Pienso que una de mis principales vocaciones es la de caminante. Un caminante cualquiera. Lo más hermoso de caminar es asistir al espectáculo cambiante dentro y fuera de uno mismo al ritmo de los pasos, uno detrás de otro. Cuando pienso que vivimos en una sociedad líquida que nos exige frívolos, flexibles, sin demasiada alma para podernos adaptar a los cambios de la moda que implica el desarrollo del capitalismo liberal, siento que caminando me aferro a la tierra y hundo un poco mis raíces, más allá de lo que quieren de mí como ente consumista. Caminar es gratis y permite ahondar en la conciencia aunque el camino sea siempre el mismo, precisamente por ser siempre el mismo. Uno se ata a sus pasos y paradójicamente es libre filosóficamente y va más allá de las apariencias y la superficie de las cosas. O tal vez, se puede pensar también que todo lo importante sucede en la superficie. Esta es una idea interesante que coincide con el último Wittgenstein que terminó negando que hubiera dimensiones ocultas en los seres humanos. Caminar da para todo, solo un paso tras otro, y uno llega a calles de escritores pulcramente catalanes o a ríos de Europa, es como un juego en que el caminante apuesta por la visión de un mundo en perpetua transformación, y a la vez siempre igual. No sé si me explico. Entrar en contradicción no es un problema en este blog.
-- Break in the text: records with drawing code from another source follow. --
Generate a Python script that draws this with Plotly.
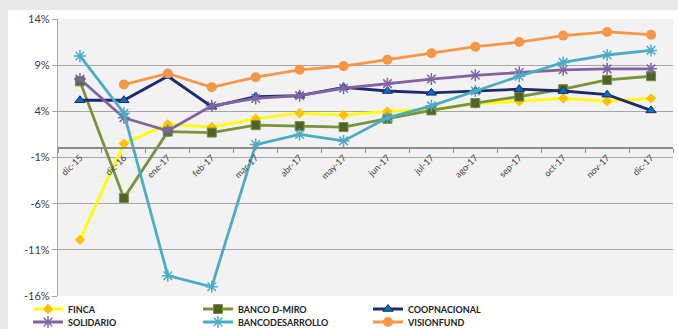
import plotly.graph_objects as go

categories = ["dic-15", "dic-16", "ene-17", "feb-17", "mar-17", "abr-17", "may-17",
              "jun-17", "jul-17", "ago-17", "sep-17", "oct-17", "nov-17", "dic-17"]

finca = [-9.9, 0.5, 2.6, 2.3, 3.2, 3.8, 3.6, 4.0, 4.2, 4.8, 5.1, 5.4, 5.1, 5.4]
banco_dmiro = [7.25, -5.4, 1.8, 1.7, 2.5, 2.4, 2.3, 3.2, 4.1, 4.9, 5.6, 6.4, 7.4, 7.8]
coopnacional = [5.2, 5.2, 7.8, 4.5, 5.6, 5.7, 6.6, 6.2, 6.0, 6.2, 6.4, 6.2, 5.8, 4.1]
solidario = [7.5, 3.3, 1.9, 4.6, 5.4, 5.7, 6.5, 7.0, 7.5, 7.9, 8.2, 8.5, 8.6, 8.6]
bancodesarrollo = [10.0, 3.8, -13.8, -15.0, 0.4, 1.5, 0.8, 3.3, 4.6, 6.2, 7.8, 9.3, 10.1, 10.6]
visionfund = [None, 6.9, 8.1, 6.6, 7.7, 8.5, 8.9, 9.6, 10.3, 11.0, 11.5, 12.2, 12.6, 12.3]

y_ticks = [14, 9, 4, -1, -6, -11, -16]
y_ticklabels = ["14%", "9%", "4%", "-1%", "-6%", "-11%", "-16%"]

series = [
    ("FINCA", finca, "#FFFF00", dict(symbol="diamond", size=8, color="#FFC000"), "legend"),
    ("BANCO D-MIRO", banco_dmiro, "#77933C", dict(symbol="square", size=9, color="#4F6228",
                                                    line=dict(color="#77933C", width=1)), "legend"),
    ("COOPNACIONAL", coopnacional, "#1F2A6E", dict(symbol="triangle-up", size=9, color="#0070C0",
                                                   line=dict(color="#1F2A6E", width=1)), "legend"),
    ("SOLIDARIO", solidario, "#8064A2", dict(symbol="asterisk-open", size=10,
                                             line=dict(color="#8064A2", width=1.5)), "legend2"),
    ("BANCODESARROLLO", bancodesarrollo, "#4BACC6", dict(symbol="asterisk-open", size=10,
                                                        line=dict(color="#4BACC6", width=1.5)), "legend2"),
    ("VISIONFUND", visionfund, "#F79646", dict(symbol="circle", size=10, color="#F79646"), "legend2"),
]

fig = go.Figure()
for name, vals, col, mk, lg in series:
    fig.add_trace(go.Scatter(
        x=categories, y=vals, name=name, mode="lines+markers",
        line=dict(color=col, width=2.8), marker=mk, connectgaps=False, legend=lg,
    ))

W, H = 678, 329
L, R, T, B = 58, 5, 19, 33
pw = W - L - R
ph = H - T - B

def px_x(p):
    return (p - L) / pw

def px_y(p):
    return (H - B - p) / ph

shapes = [
    dict(type="rect", xref="paper", yref="paper", x0=px_x(0), x1=px_x(W), y0=px_y(10), y1=px_y(0),
         fillcolor="#e9e9e9", line=dict(width=0), layer="below"),
    dict(type="rect", xref="paper", yref="paper", x0=px_x(0), x1=px_x(8), y0=px_y(H), y1=px_y(0),
         fillcolor="#e9e9e9", line=dict(width=0), layer="below"),
]

legend_font = dict(family="Lato, DejaVu Sans, sans-serif", size=9, color="#222222", weight="bold")
legend_common = dict(orientation="h", xanchor="left", yanchor="middle",
                     entrywidth=125, entrywidthmode="pixels", font=legend_font,
                     bgcolor="rgba(0,0,0,0)", itemwidth=30)

ymin, ymax = -16, 14
fig.update_layout(
    width=W, height=H,
    margin=dict(l=L, r=R, t=T, b=B, autoexpand=False),
    paper_bgcolor="#ffffff",
    plot_bgcolor="#f2f2f2",
    shapes=shapes,
    showlegend=True,
    legend=dict(x=px_x(28), y=px_y(309), **legend_common),
    legend2=dict(x=px_x(28), y=px_y(322), **legend_common),
    xaxis=dict(
        type="category", categoryorder="array", categoryarray=categories,
        range=[-0.5, len(categories) - 0.5],
        anchor="free", position=(0 - ymin) / (ymax - ymin),
        showline=True, linecolor="#8c8c8c", linewidth=1.5,
        ticks="outside", tickson="boundaries", ticklen=4, tickcolor="#8c8c8c",
        tickangle=-45, showgrid=False,
        tickfont=dict(family="Lato, DejaVu Sans, sans-serif", size=9, color="#404040"),
    ),
    yaxis=dict(
        range=[ymin, ymax], tickvals=y_ticks, ticktext=y_ticklabels,
        showgrid=True, gridcolor="#a6a6a6", gridwidth=1.2,
        showline=True, linecolor="#a6a6a6", linewidth=1.2,
        ticks="outside", ticklen=5, tickcolor="#a6a6a6",
        zeroline=False,
        tickfont=dict(family="Lato, DejaVu Sans, sans-serif", size=11, color="#404040"),
    ),
)

fig.write_html("out.html")
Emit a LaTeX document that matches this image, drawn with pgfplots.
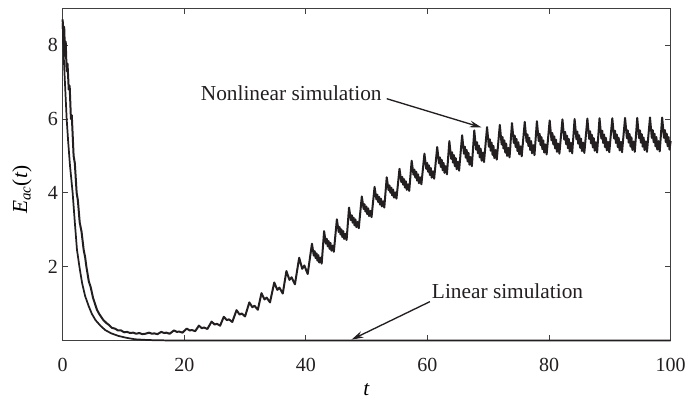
\documentclass[border=0pt]{standalone}
\usepackage{fontspec}
\setmainfont{Liberation Serif}
\usepackage{pgfplots}
\pgfplotsset{compat=1.18}
\usetikzlibrary{arrows.meta}
\definecolor{ink}{HTML}{231F20}
\begin{document}
\begin{tikzpicture}
\begin{axis}[
  scale only axis, width=456pt, height=249.1pt,
  xmin=0, xmax=100, ymin=0, ymax=9,
  xtick={0,20,40,60,80,100}, ytick={2,4,6,8},
  tick align=inside, major tick length=4pt,
  axis line style={black!75, line width=0.6pt},
  every tick/.style={black!75, line width=0.6pt},
  /pgf/number format/assume math mode=true,
  tick label style={font=\fontsize{15}{18}\selectfont, text=ink},
  xticklabel style={yshift=-9.5pt},
  xlabel={\textit{t}}, ylabel={\textit{E}\textsubscript{\textit{ac}}(\textit{t})},
  xlabel style={font=\fontsize{16}{19}\selectfont, at={(axis description cs:0.5,0)}, anchor=center, inner sep=0pt, yshift=-37pt},
  ylabel style={font=\fontsize{16}{19}\selectfont, at={(axis description cs:-0.067,0.454)}, anchor=center},
  clip=false,
]
% Linear simulation
\addplot[ink, line width=1.3pt] coordinates {
(0,8.6) (0.2,7.6) (0.4,6.9) (0.66,6.0) (0.9,5.4) (1.2,4.75) (1.64,4.0) (2.0,3.2) (2.35,2.46) (2.8,1.95) (3.2,1.55) (3.7,1.2) (4.3,0.92) (4.8,0.72) (5.4,0.55) (6.2,0.4) (7.0,0.28) (8.0,0.19) (9.2,0.12) (10.5,0.07) (11.9,0.03) (13.5,0.015) (15,0.005) (17,0) (100,0)
};
% Nonlinear simulation
\addplot[ink, line width=1.5pt, line join=round] coordinates {
(0,8.7) (0.15,8.0) (0.25,8.5) (0.4,7.7) (0.5,8.1) (0.65,7.3) (0.8,7.5) (1.0,6.8) (1.15,6.9) (1.36,6.0) (1.5,6.1) (1.8,5.0) (2.0,4.8) (2.3,4.0) (2.5,3.8) (2.8,3.2) (3.1,2.95) (3.45,2.46) (3.7,2.25) (3.9,2.0) (4.3,1.6) (4.6,1.45) (5.0,1.15) (5.3,1.0) (5.64,0.83) (6.0,0.72) (6.4,0.62) (6.7,0.55) (7.2,0.47) (7.6,0.42) (8.1,0.34) (8.6,0.32) (9.1,0.27) (9.6,0.27) (10.1,0.22) (10.6,0.23) (11.1,0.20) (11.6,0.21) (12.1,0.18) (12.6,0.20) (13.1,0.17) (13.6,0.18)
(14.2,0.21) (14.7,0.18) (15.05,0.19) (15.6,0.17)
(16.2,0.23) (16.7,0.20) (17.05,0.21) (17.6,0.18)
(18.3,0.27) (18.8,0.23) (19.15,0.24) (19.7,0.21)
(20.4,0.32) (20.9,0.27) (21.25,0.28) (21.8,0.25)
(22.4,0.40) (22.9,0.33) (23.25,0.35) (23.8,0.31)
(24.5,0.51) (25.0,0.43) (25.35,0.45) (25.9,0.40)
(26.5,0.64) (27.0,0.55) (27.35,0.57) (27.9,0.50)
(28.6,0.82) (29.1,0.70) (29.45,0.73) (30.0,0.65)
(30.7,1.03) (31.2,0.90) (31.55,0.94) (32.1,0.83)
(32.7,1.28) (33.2,1.11) (33.55,1.16) (34.1,1.03)
(34.8,1.57) (35.3,1.37) (35.65,1.43) (36.2,1.27)
(36.8,1.88) (37.3,1.64) (37.65,1.71) (38.2,1.52)
(38.9,2.24) (39.4,1.94) (39.75,2.03) (40.3,1.80)
(41.0,2.62) (41.3,2.30) (41.45,2.42) (41.6,2.23) (41.75,2.36) (41.9,2.16) (42.05,2.31) (42.2,2.11) (42.4,2.24) (42.6,2.08)
(43.0,2.96) (43.3,2.62) (43.45,2.75) (43.6,2.55) (43.75,2.69) (43.9,2.48) (44.05,2.64) (44.2,2.43) (44.4,2.57) (44.6,2.40)
(45.1,3.28) (45.4,2.94) (45.55,3.07) (45.7,2.87) (45.85,3.01) (46.0,2.80) (46.15,2.96) (46.3,2.75) (46.5,2.89) (46.7,2.72)
(47.1,3.60) (47.4,3.26) (47.55,3.39) (47.7,3.19) (47.85,3.33) (48.0,3.12) (48.15,3.28) (48.3,3.07) (48.5,3.21) (48.7,3.04)
(49.2,3.90) (49.5,3.56) (49.65,3.69) (49.8,3.49) (49.95,3.63) (50.1,3.42) (50.25,3.58) (50.4,3.37) (50.6,3.51) (50.8,3.34)
(51.3,4.16) (51.6,3.82) (51.75,3.95) (51.9,3.75) (52.05,3.89) (52.2,3.68) (52.35,3.84) (52.5,3.63) (52.7,3.77) (52.9,3.60)
(53.3,4.42) (53.6,4.07) (53.75,4.20) (53.9,4.00) (54.05,4.14) (54.2,3.93) (54.35,4.09) (54.5,3.87) (54.7,4.01) (54.9,3.84)
(55.4,4.65) (55.7,4.29) (55.85,4.43) (56.0,4.22) (56.15,4.37) (56.3,4.14) (56.45,4.31) (56.6,4.08) (56.8,4.23) (57.0,4.05)
(57.4,4.87) (57.7,4.49) (57.85,4.63) (58.0,4.41) (58.15,4.57) (58.3,4.33) (58.45,4.50) (58.6,4.26) (58.8,4.42) (59.0,4.23)
(59.5,5.06) (59.8,4.65) (59.95,4.81) (60.1,4.57) (60.25,4.74) (60.4,4.48) (60.55,4.67) (60.7,4.41) (60.9,4.58) (61.1,4.38)
(61.6,5.24) (61.9,4.80) (62.05,4.96) (62.2,4.70) (62.35,4.89) (62.5,4.61) (62.65,4.81) (62.8,4.54) (63.0,4.72) (63.2,4.50)
(63.6,5.40) (63.9,4.92) (64.05,5.10) (64.2,4.82) (64.35,5.02) (64.5,4.72) (64.65,4.94) (64.8,4.64) (65.0,4.84) (65.2,4.60)
(65.7,5.56) (66.0,5.06) (66.15,5.25) (66.3,4.95) (66.45,5.16) (66.6,4.85) (66.75,5.08) (66.9,4.76) (67.1,4.97) (67.3,4.72)
(67.7,5.69) (68.0,5.17) (68.15,5.37) (68.3,5.07) (68.45,5.28) (68.6,4.96) (68.75,5.20) (68.9,4.87) (69.1,5.09) (69.3,4.83)
(69.8,5.78) (70.1,5.25) (70.25,5.45) (70.4,5.14) (70.55,5.36) (70.7,5.03) (70.85,5.27) (71.0,4.94) (71.2,5.16) (71.4,4.90)
(71.9,5.84) (72.2,5.31) (72.35,5.51) (72.5,5.20) (72.65,5.42) (72.8,5.09) (72.95,5.33) (73.1,5.00) (73.3,5.22) (73.5,4.96)
(73.9,5.89) (74.2,5.35) (74.35,5.55) (74.5,5.24) (74.65,5.46) (74.8,5.13) (74.95,5.37) (75.1,5.04) (75.3,5.26) (75.5,4.99)
(76.0,5.92) (76.3,5.38) (76.45,5.58) (76.6,5.27) (76.75,5.49) (76.9,5.16) (77.05,5.40) (77.2,5.07) (77.4,5.29) (77.6,5.02)
(78.0,5.94) (78.3,5.40) (78.45,5.60) (78.6,5.29) (78.75,5.51) (78.9,5.18) (79.05,5.42) (79.2,5.09) (79.4,5.31) (79.6,5.04)
(80.1,5.96) (80.4,5.42) (80.55,5.62) (80.7,5.31) (80.85,5.53) (81.0,5.20) (81.15,5.44) (81.3,5.11) (81.5,5.33) (81.7,5.06)
(82.2,5.99) (82.5,5.44) (82.65,5.65) (82.8,5.32) (82.95,5.55) (83.1,5.21) (83.25,5.46) (83.4,5.12) (83.6,5.35) (83.8,5.07)
(84.2,6.00) (84.5,5.45) (84.65,5.66) (84.8,5.33) (84.95,5.56) (85.1,5.22) (85.25,5.47) (85.4,5.13) (85.6,5.36) (85.8,5.08)
(86.3,6.01) (86.6,5.46) (86.75,5.67) (86.9,5.34) (87.05,5.57) (87.2,5.23) (87.35,5.48) (87.5,5.14) (87.7,5.37) (87.9,5.09)
(88.3,6.02) (88.6,5.47) (88.75,5.68) (88.9,5.35) (89.05,5.58) (89.2,5.24) (89.35,5.49) (89.5,5.15) (89.7,5.38) (89.9,5.10)
(90.4,6.02) (90.7,5.47) (90.85,5.68) (91.0,5.35) (91.15,5.58) (91.3,5.24) (91.45,5.49) (91.6,5.15) (91.8,5.38) (92.0,5.10)
(92.5,6.03) (92.8,5.48) (92.95,5.69) (93.1,5.36) (93.25,5.59) (93.4,5.25) (93.55,5.50) (93.7,5.16) (93.9,5.39) (94.1,5.11)
(94.5,6.03) (94.8,5.48) (94.95,5.69) (95.1,5.36) (95.25,5.59) (95.4,5.25) (95.55,5.50) (95.7,5.16) (95.9,5.39) (96.1,5.11)
(96.6,6.04) (96.9,5.49) (97.05,5.70) (97.2,5.37) (97.35,5.60) (97.5,5.26) (97.65,5.51) (97.8,5.17) (98.0,5.40) (98.2,5.12)
(98.6,6.04) (98.9,5.49) (99.05,5.70) (99.2,5.37) (99.35,5.60) (99.5,5.26) (99.65,5.51) (99.8,5.17) (100.0,5.40)
};
\node[anchor=base east, font=\fontsize{16}{19}\selectfont, text=ink, inner sep=0pt] at (axis cs:52.5,6.5) {Nonlinear simulation};
\draw[ink, line width=1pt, -{Stealth[length=9pt,width=5pt]}] (axis cs:53.3,6.55) -- (axis cs:68.9,5.77);
\node[anchor=base west, font=\fontsize{16}{19}\selectfont, text=ink, inner sep=0pt] at (axis cs:60.7,1.14) {Linear simulation};
\draw[ink, line width=1pt, -{Stealth[length=9pt,width=5pt]}] (axis cs:60.4,1.05) -- (axis cs:47.5,0.02);
\end{axis}
\pgfresetboundingbox
\path (-47pt,-44.7pt) rectangle (467.5pt,255.3pt);
\end{tikzpicture}
\end{document}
domingo, 8 de marzo de 2020

La belleza de la noche



Esta madrugada, sobre las cuatro, me he despertado con una sed abrasadora, probablemente causada por el vino blanco de la cena. Me ha costado reaccionar pero mi sensación de maravilla ha sido inequívoca. En el silencio de la noche se escuchaban claramente los trinos de algunos pájaros, bellísimos musicalmente. Me he quedado extasiado. Me he levantado para abrir la ventana y oírlos mejor. Tal vez fueran ruiseñores, los pájaros que cantan por la noche en la primavera a los enamorados. He estado unos veinte minutos asomado a la ventana. ¡Qué belleza y armonía! Ayer hablaba de la amargura como fuerza existencial, pero hoy lo hago de la hermosura del canto de las aves, de la suave Filomena que acompañó a Calixto y Melibea en sus noches de amor en el huerto. La vida es extraña. Por intrincada que parezca, siempre hay espacio para la maravilla y en esta se disuelven las brumas y el pesar. 

Voy a leer El Fausto en esta mañana de domingo. La literatura es también belleza que seduce a nuestra alma.